3.  Reconcile because it is a means of sanctification for both parties.  Sins and fleshly tendencies are most often revealed in trials and temptations; so the trial of a difficult marriage may be a gracious revelation of where you need even more transformation than your mate.  For instance:

  • It may reveal how we are living for ourselves and not for each other or Christ (2 Cor. 5:9).
  • It may reveal how we have inadequately fulfilled our marital roles (Eph. 5:22-33).
  • It may teach us how to love with demanding love in return (Matt. 22:39; 1 Cor. 13).  John Piper rightly opines about this passage that we do not need to be loved by others, but we do need to love others.
  • It may teach us how to make Christ (and not our mate) their identity (Gal. 2:20).
  • It may expose other areas of sin that need transformation (Eph. 4:22-24; Col. 3:5ff).

4.  Reconcile because it will teach both parties the cost, extent, and grace of forgiveness (Eph. 4:31-32).  This is Jesus’ principle from Luke 7:47.  It is easy to say, “I will always forgive you…” but when we forgive the worst kinds of sins in marriage, that statement is proven and gives evidence of the graciousness and truthfulness of our love.  And the marriage becomes stronger because of it; we know just how far our love really will go to preserve the marriage.

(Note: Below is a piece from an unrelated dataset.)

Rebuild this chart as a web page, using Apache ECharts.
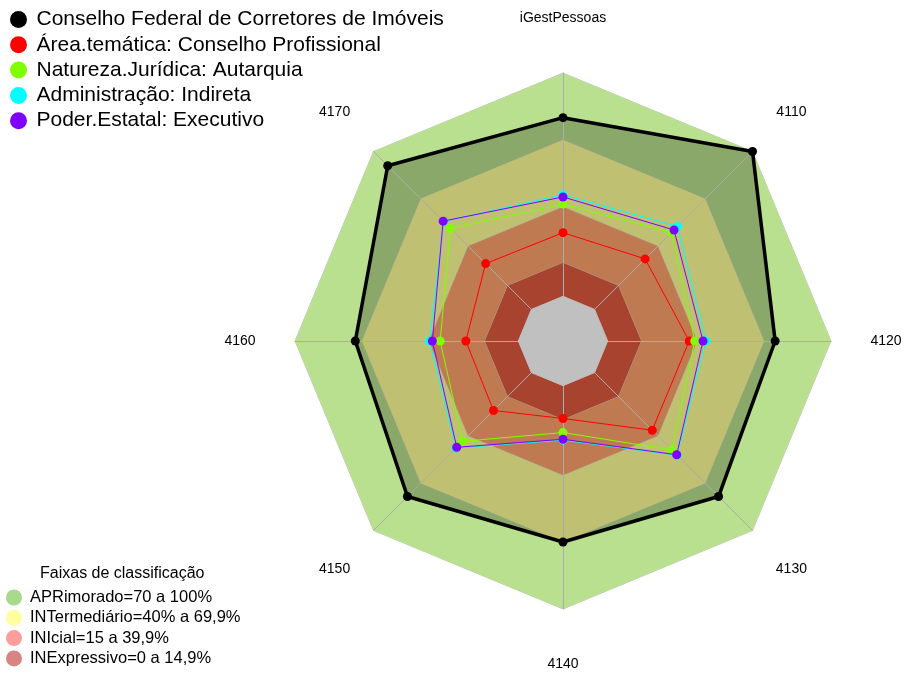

5.  Reconcile because it will teach patience and endurance (Mt. 18:12-14, 21ff; Js. 1:2-4; 5:7-11).  We are prone to quitting and giving up to quickly.  Having troubles that compel us to learn the lessons of endurance is good for us spiritually (and not just in our marriages).

6.  Reconcile because it will teach us to identify with Christ’s suffering (1 Cor. 10:13; Phil. 3:7-14; 1 Pt. 2:19-25; 2 Tim. 3:12).

7.  Reconcile for the benefit of the children — modeling for them the joy and hope of reconciliation (Eph. 6:4; Col. 3:21).  The statement is often made, “It’s better for the children if we get divorced…”  That’s a lie.  Lack of reconciliation becomes a provocation to the children to become confused, angry, and bitter.  What is best for the children is that when they observe their parents sin against each other that they also observe their parents confess, forgive, and reconcile.  So reconciliation then benefits the marriage, the children and home, and the long-term strength of the church of Christ.

Reconciliation is hard work.  To reconcile is to work against the flesh.  But it is also to work with the Spirit.  And it is always good for the individuals involved and the greater body of Christ.